Norm Henderson

Personal information
- Full name: Norman Alan Henderson
- Born: 1944
- Died: 22 Aug 1975 (aged 30–31) Cessnock, New South Wales

Playing information
- Position: Hooker
Club
| Years | Team | Pld | T | G | FG | P |
| 1964–67 | Balmain | 20 | 1 | 0 | 0 | 3 |
| 1968–71 | St. George | 42 | 6 | 0 | 0 | 18 |
|  | Total | 62 | 7 | 0 | 0 | 21 |
Representative
| Years | Team | Pld | T | G | FG | P |
| 1973 | NSW Country | 1 | 0 | 0 | 0 | 0 |
- Source: Whiticker/Hudson

= Norm Henderson (rugby league) =

Australian rugby league footballer (1944–1975)

Norm Henderson is an Australian former rugby league footballer who played in the 1960s and 1970s.

==Career==
Norm Henderson career began at Balmain in 1964. He played four seasons with the Tigers moving to the St. George in 1968, to take over the vacant Hooking position after the retirement of Ian Walsh the previous year.

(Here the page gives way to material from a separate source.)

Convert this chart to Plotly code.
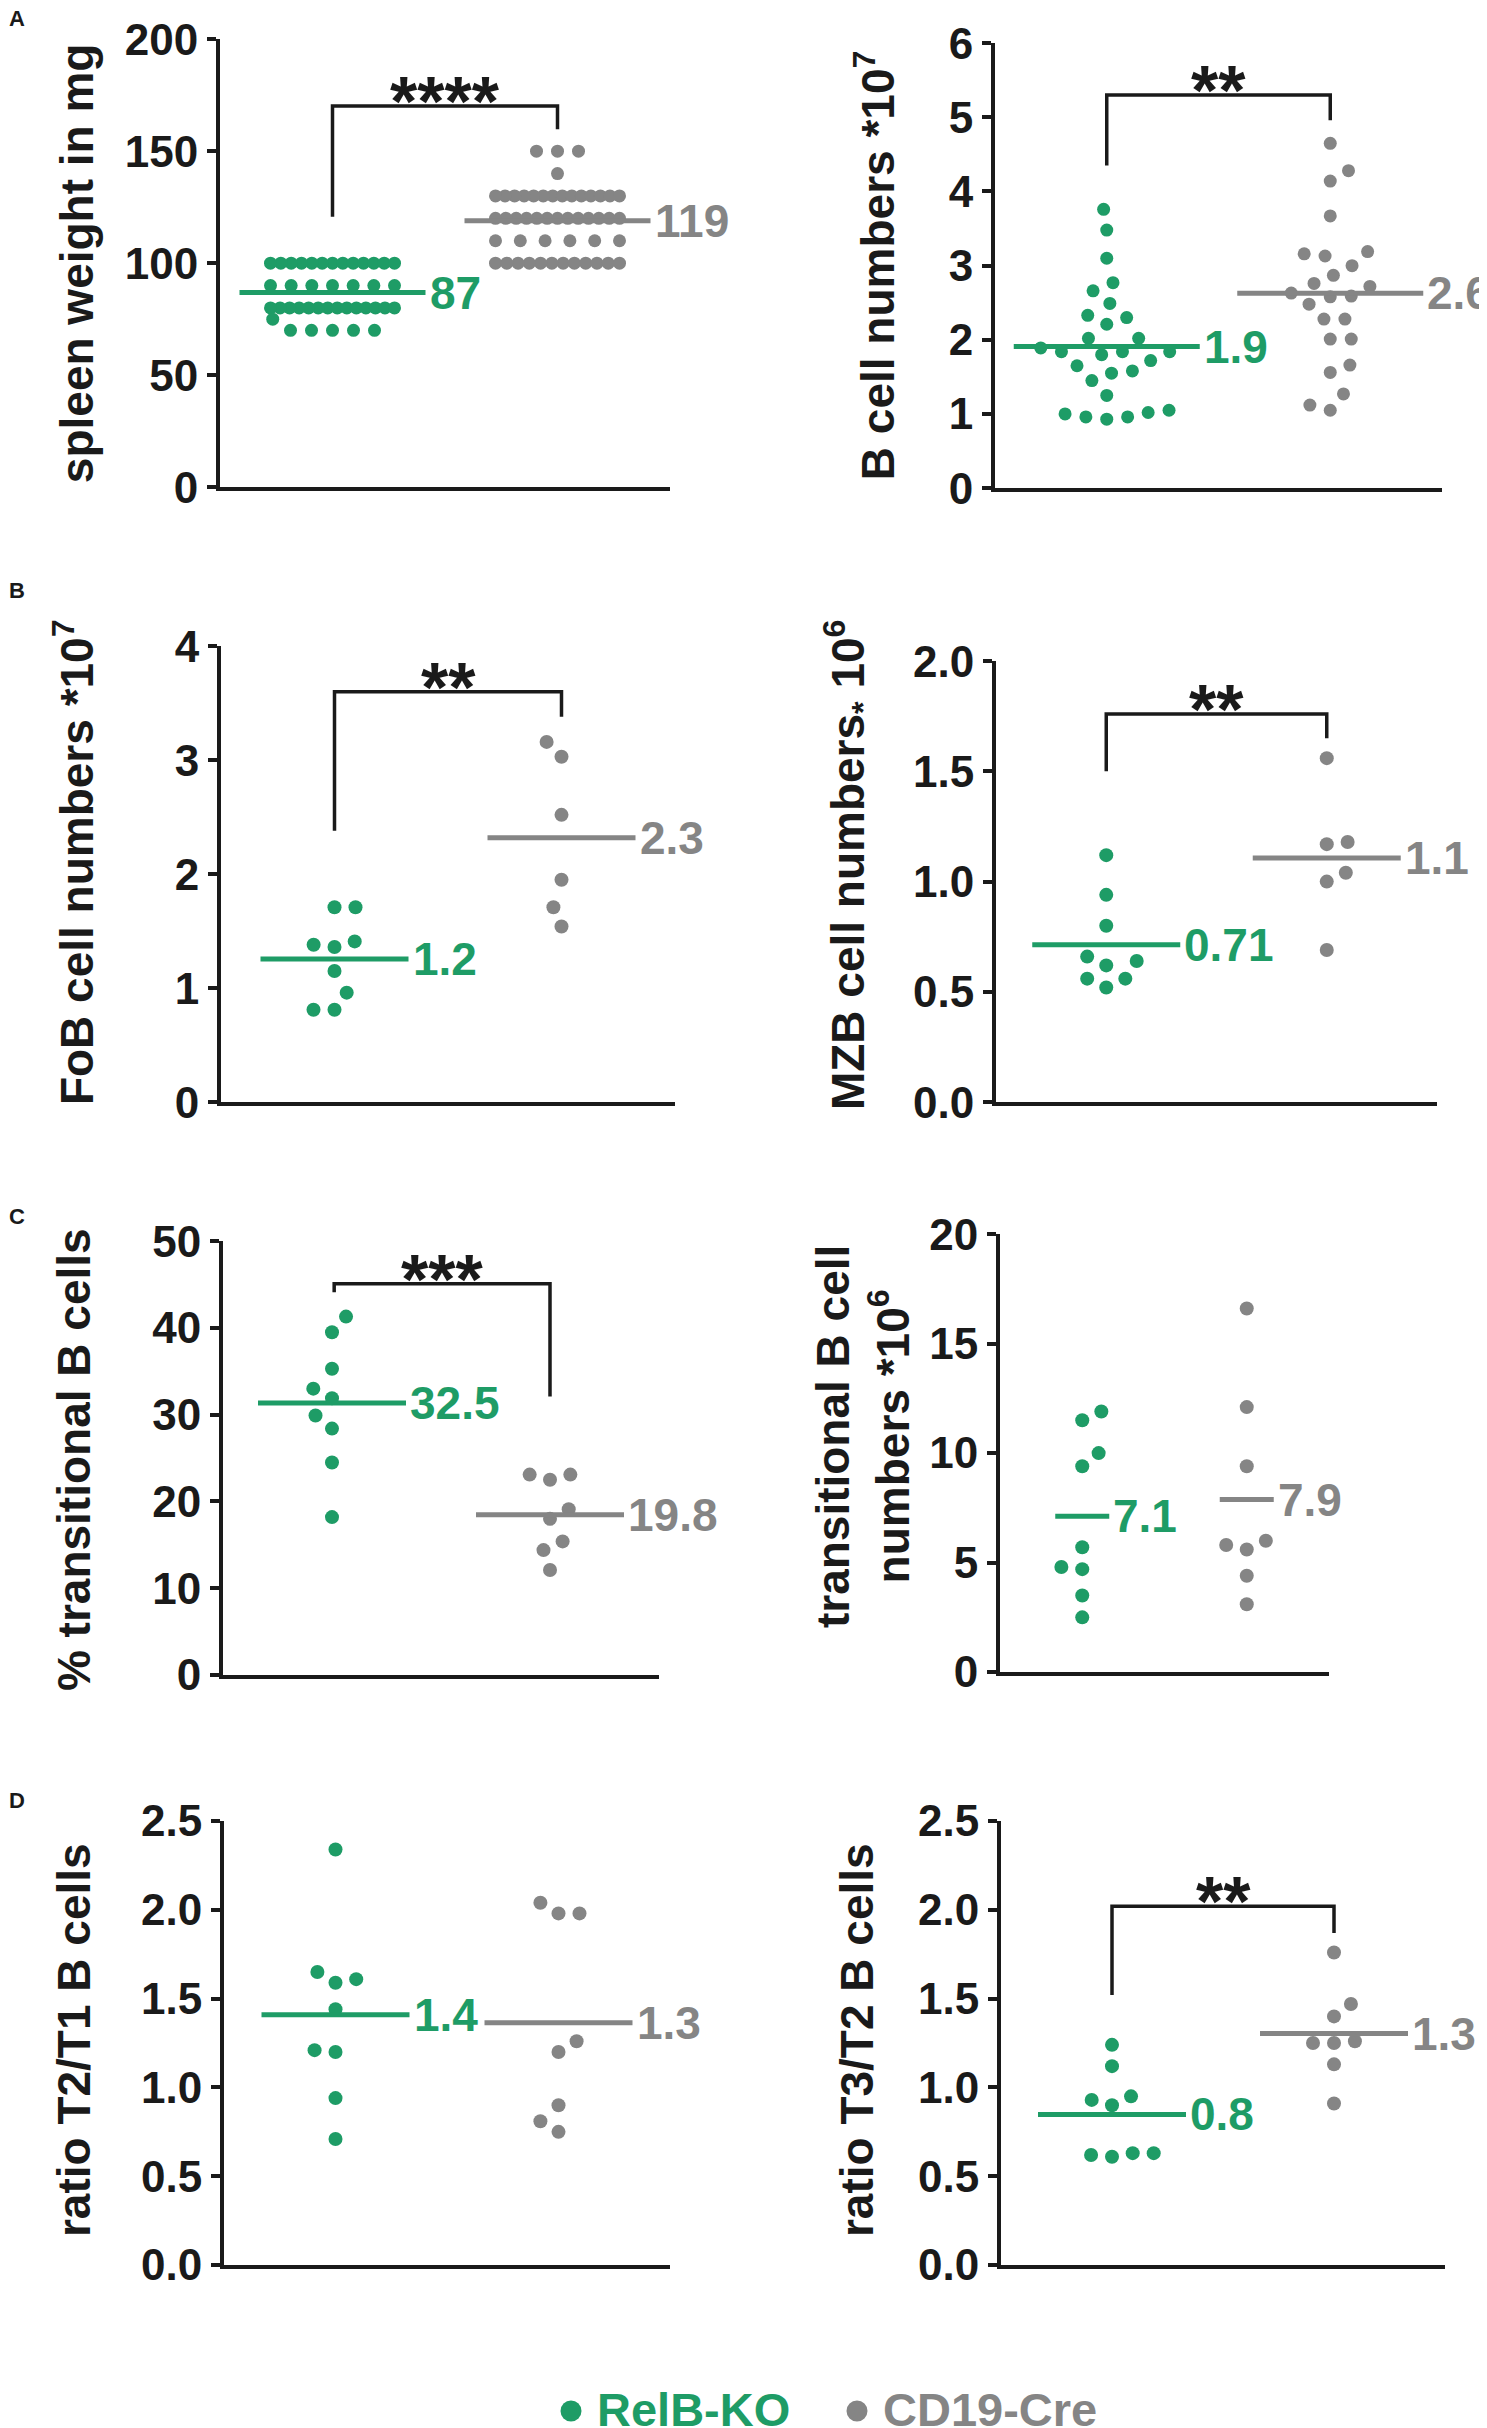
import numpy as np
import plotly.graph_objects as go

W, H = 1487, 2428
OFF = 8  # default body margin of the html page
# the photographed page came out slightly squeezed vertically (y' ~ 0.98*y + 25),
# so vertical positions are pre-corrected with this
SQ, SHIFT = 0.98, 25
FW = W - OFF
FH = round((H - SHIFT) / SQ) - OFF
GREEN = "#1e9c66"
GRAY = "#858585"
INK = "#1a1a1a"
FONT = "Liberation Sans"

# ---- data (RelB-KO vs CD19-Cre) ----
spleen_weight_ko = [100] * 13 + [90] * 7 + [80] * 14 + [75] + [70] * 5
spleen_weight_cre = [150] * 3 + [140] + [130] * 14 + [120] * 13 + [110] * 6 + [100] * 12

b_cells_ko = [3.76, 3.48, 3.10, 2.77, 2.66, 2.49, 2.33, 2.30, 2.21, 2.02, 2.02, 1.89, 1.80, 1.84,
              1.84, 1.84, 1.72, 1.65, 1.55, 1.58, 1.45, 1.25, 1.02, 0.96, 0.93, 0.96, 1.00, 1.05]
b_cells_cre = [4.65, 4.28, 4.14, 3.67, 3.19, 3.13, 3.16, 3.00, 2.87, 2.76, 2.72, 2.63, 2.58, 2.59,
               2.48, 2.28, 2.28, 2.01, 2.01, 1.66, 1.56, 1.27, 1.12, 1.05]

fob_ko = [1.71, 1.71, 1.41, 1.36, 1.38, 1.15, 0.96, 0.81, 0.81]
fob_cre = [3.16, 3.03, 2.52, 1.95, 1.71, 1.54]

mzb_ko = [1.12, 0.94, 0.80, 0.66, 0.64, 0.62, 0.56, 0.56, 0.52]
mzb_cre = [1.56, 1.18, 1.17, 1.04, 1.00, 0.69]

trans_pct_ko = [41.3, 39.5, 35.3, 33.0, 31.9, 29.9, 28.4, 24.5, 18.2]
trans_pct_cre = [23.1, 23.1, 22.5, 19.1, 18.0, 15.4, 14.4, 12.1]

trans_num_ko = [11.9, 11.5, 10.0, 9.4, 5.7, 4.7, 4.8, 3.5, 2.5]
trans_num_cre = [16.6, 12.1, 9.4, 6.0, 5.8, 5.6, 4.4, 3.1]

t2t1_ko = [2.34, 1.65, 1.61, 1.59, 1.44, 1.20, 1.21, 0.94, 0.71]
t2t1_cre = [2.04, 1.98, 1.98, 1.26, 1.20, 0.90, 0.81, 0.75]

t3t2_ko = [1.24, 1.12, 0.93, 0.95, 0.90, 0.63, 0.61, 0.62, 0.63]
t3t2_cre = [1.76, 1.47, 1.40, 1.26, 1.25, 1.25, 1.13, 0.91]

mean_labels_ko = ["87", "1.9", "1.2", "0.71", "32.5", "7.1", "1.4", "0.8"]
mean_labels_cre = ["119", "2.6", "2.3", "1.1", "19.8", "7.9", "1.3", "1.3"]

y_titles = [
    "spleen weight in mg",
    "B cell numbers *10<sup>7</sup>",
    "FoB cell numbers *10<sup>7</sup>",
    "MZB cell numbers<sub>*</sub> 10<sup>6</sup>",
    "% transitional B cells",
    "transitional B cell<br>numbers *10<sup>6</sup>",
    "ratio T2/T1 B cells",
    "ratio T3/T2 B cells",
]
y_max = [200, 6, 4, 2.0, 50, 20, 2.5, 2.5]
y_step = [50, 1, 1, 0.5, 10, 5, 0.5, 0.5]
stars = ["****", "**", "**", "**", "***", None, None, "**"]
panel_letters = ["A", "B", "C", "D"]
group_names = ["RelB-KO", "CD19-Cre"]

groups_ko = [spleen_weight_ko, b_cells_ko, fob_ko, mzb_ko, trans_pct_ko, trans_num_ko, t2t1_ko, t3t2_ko]
groups_cre = [spleen_weight_cre, b_cells_cre, fob_cre, mzb_cre, trans_pct_cre, trans_num_cre, t2t1_cre, t3t2_cre]

# ---- layout, in target pixels (plot area: left, top, right, bottom) ----
boxes = [(220, 39, 670, 487), (995, 43, 1442, 488),
         (221, 646, 675, 1102), (996, 661, 1437, 1102),
         (223, 1241, 659, 1675), (1000, 1234, 1329, 1672),
         (224, 1821, 670, 2265), (1001, 1821, 1445, 2265)]
title_pos = [(77, 263), (875, 265), (74, 862), (848, 865),
             (74, 1460), (863, 1437), (74, 2040), (857, 2040)]
mean_halfwidth = [93, 93, 74, 74, 74, 27, 74, 74]
dot_size = [13, 13, 14, 14, 14, 14, 14, 14]
max_half = [62, None, None, None, None, None, None, None]
# bracket: (left foot, top, right foot, left x) in data units
brackets = [(120.7, 170.2, 159.8, 0.5), (4.35, 5.30, 4.96, 0.5), (2.38, 3.60, 3.38, 0.5),
            (1.50, 1.76, 1.65, 0.5), (44.1, 45.1, 32.1, 0.51), None, None,
            (1.52, 2.02, 1.87, 0.5)]
letter_y = [18, 590, 1216, 1800]
legend_dot_x = [571, 857]
legend_y = 2409


def px(x):
    return (x - OFF) / FW


def py(y):
    page_y = (y - SHIFT) / SQ
    return 1 - (page_y - OFF) / FH


def swarm_offsets(vals, ypx, d=21.0, maxhalf=None):
    """pixel x offsets so that dots do not overlap (beeswarm)"""
    v = np.asarray(vals, float)
    y = v * ypx
    xs = np.zeros(len(v))
    placed = []
    for k, i in enumerate(np.argsort(v, kind="stable")):
        cands = [0.0]
        for qx, qy in placed:
            dy = abs(qy - y[i])
            if dy < d:
                dx = np.sqrt(d * d - dy * dy)
                cands += [qx + dx, qx - dx]
        ok = [c for c in cands
              if all((c - qx) ** 2 + (y[i] - qy) ** 2 >= d * d - 1e-3 for qx, qy in placed)]
        sign = 1 if k % 2 else -1
        best = min(ok, key=lambda c: (round(abs(c), 3), sign * c))
        xs[i] = best
        placed.append((best, y[i]))
    if maxhalf:
        # squeeze long rows of identical values, as Prism packs them
        for val in np.unique(v):
            idx = np.where(v == val)[0]
            if len(idx) > 1 and np.abs(xs[idx]).max() > maxhalf:
                xs[idx[np.argsort(xs[idx])]] = np.linspace(-maxhalf, maxhalf, len(idx))
    return xs


fig = go.Figure()
bold = dict(family=FONT, weight="bold")

for i in range(8):
    n = "" if i == 0 else str(i + 1)
    xa, ya = "x" + n, "y" + n
    l, t, r, b = boxes[i]
    xpx = (r - l) / 2
    ypx = (b - t) / y_max[i]
    hw = mean_halfwidth[i] / xpx

    for c, vals, col, lab in ((0.5, groups_ko[i], GREEN, mean_labels_ko[i]),
                              (1.5, groups_cre[i], GRAY, mean_labels_cre[i])):
        off = swarm_offsets(vals, ypx, maxhalf=max_half[i])
        fig.add_trace(go.Scatter(
            x=c + off / xpx, y=vals, mode="markers",
            marker=dict(size=dot_size[i], color=col, line=dict(width=0)),
            xaxis=xa, yaxis=ya, showlegend=False, cliponaxis=False, hoverinfo="y"))
        m = float(np.mean(vals))
        fig.add_trace(go.Scatter(
            x=[c - hw, c + hw], y=[m, m], mode="lines",
            line=dict(color=col, width=5), xaxis=xa, yaxis=ya,
            showlegend=False, cliponaxis=False, hoverinfo="skip"))
        fig.add_annotation(x=c + hw, y=m, xref=xa, yref=ya, text=lab, showarrow=False,
                           xanchor="left", yanchor="middle", xshift=2,
                           font=dict(size=46, color=col, **bold))

    if brackets[i]:
        lb, top, rb, x0 = brackets[i]
        fig.add_shape(type="path", xref=xa, yref=ya,
                      path=f"M {x0} {lb} L {x0} {top} L 1.5 {top} L 1.5 {rb}",
                      line=dict(color=INK, width=3.5))
        fig.add_annotation(x=(x0 + 1.5) / 2, y=top, xref=xa, yref=ya, text=stars[i],
                           showarrow=False, xanchor="center", yanchor="middle", yshift=4,
                           font=dict(size=70, color=INK, **bold))

    tx, ty = title_pos[i]
    fig.add_annotation(x=px(tx), y=py(ty), xref="paper", yref="paper", text=y_titles[i],
                       textangle=-90, showarrow=False, xanchor="center", yanchor="middle",
                       font=dict(size=46, color=INK, **bold))

    fig.layout["xaxis" + n] = dict(
        domain=[px(l), px(r)], range=[0, 2], anchor=ya, showline=True, linecolor=INK,
        linewidth=4, showticklabels=False, ticks="", showgrid=False, zeroline=False)
    fig.layout["yaxis" + n] = dict(
        domain=[py(b), py(t)], range=[0, y_max[i]], anchor=xa, showline=True,
        linecolor=INK, linewidth=4, ticks="outside", ticklen=9, tickwidth=4, tickcolor=INK,
        tickvals=list(np.arange(0, y_max[i] + 1e-9, y_step[i])),
        tickformat=".1f" if y_step[i] < 1 else "d",
        tickfont=dict(size=44, color=INK, **bold), showgrid=False, zeroline=False)

for k, letter in enumerate(panel_letters):
    fig.add_annotation(x=px(17), y=py(letter_y[k]), xref="paper", yref="paper", text=letter,
                       showarrow=False, xanchor="center", yanchor="middle",
                       font=dict(size=22, color=INK, **bold))

# legend at the bottom: dot + coloured name
for name, col, dx in zip(group_names, (GREEN, GRAY), legend_dot_x):
    fig.add_shape(type="circle", xref="paper", yref="paper", xsizemode="pixel",
                  ysizemode="pixel", xanchor=px(dx), yanchor=py(legend_y + 2),
                  x0=-10.5, x1=10.5, y0=-10.5, y1=10.5,
                  fillcolor=col, line=dict(width=0))
    fig.add_annotation(x=px(dx + 24), y=py(legend_y), xref="paper", yref="paper", text=name,
                       showarrow=False, xanchor="left", yanchor="middle",
                       font=dict(size=47, color=col, **bold))

fig.update_layout(
    width=FW, height=FH, margin=dict(l=0, r=0, t=0, b=0),
    plot_bgcolor="white", paper_bgcolor="white",
    font=dict(family=FONT, color=INK), showlegend=False,
)

fig.write_html("out.html")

Henderson played on at St George for four seasons between 1968 - 1971. He then went on to captain the Cessnock Goannas rugby league club, where he gained legendary status when he captained/coached the club to the Newcastle Premiership in 1972.

==Death==
Henderson died at Cessnock Hospital on 22 Aug 1975, 3 months after a major brain operation.

==Accolades==
The Cessnock Goannas named Norm Henderson in their "Team of the Century" in 2011, and the club's 'Player of the Year' award is also named in Norm Henderson's honour.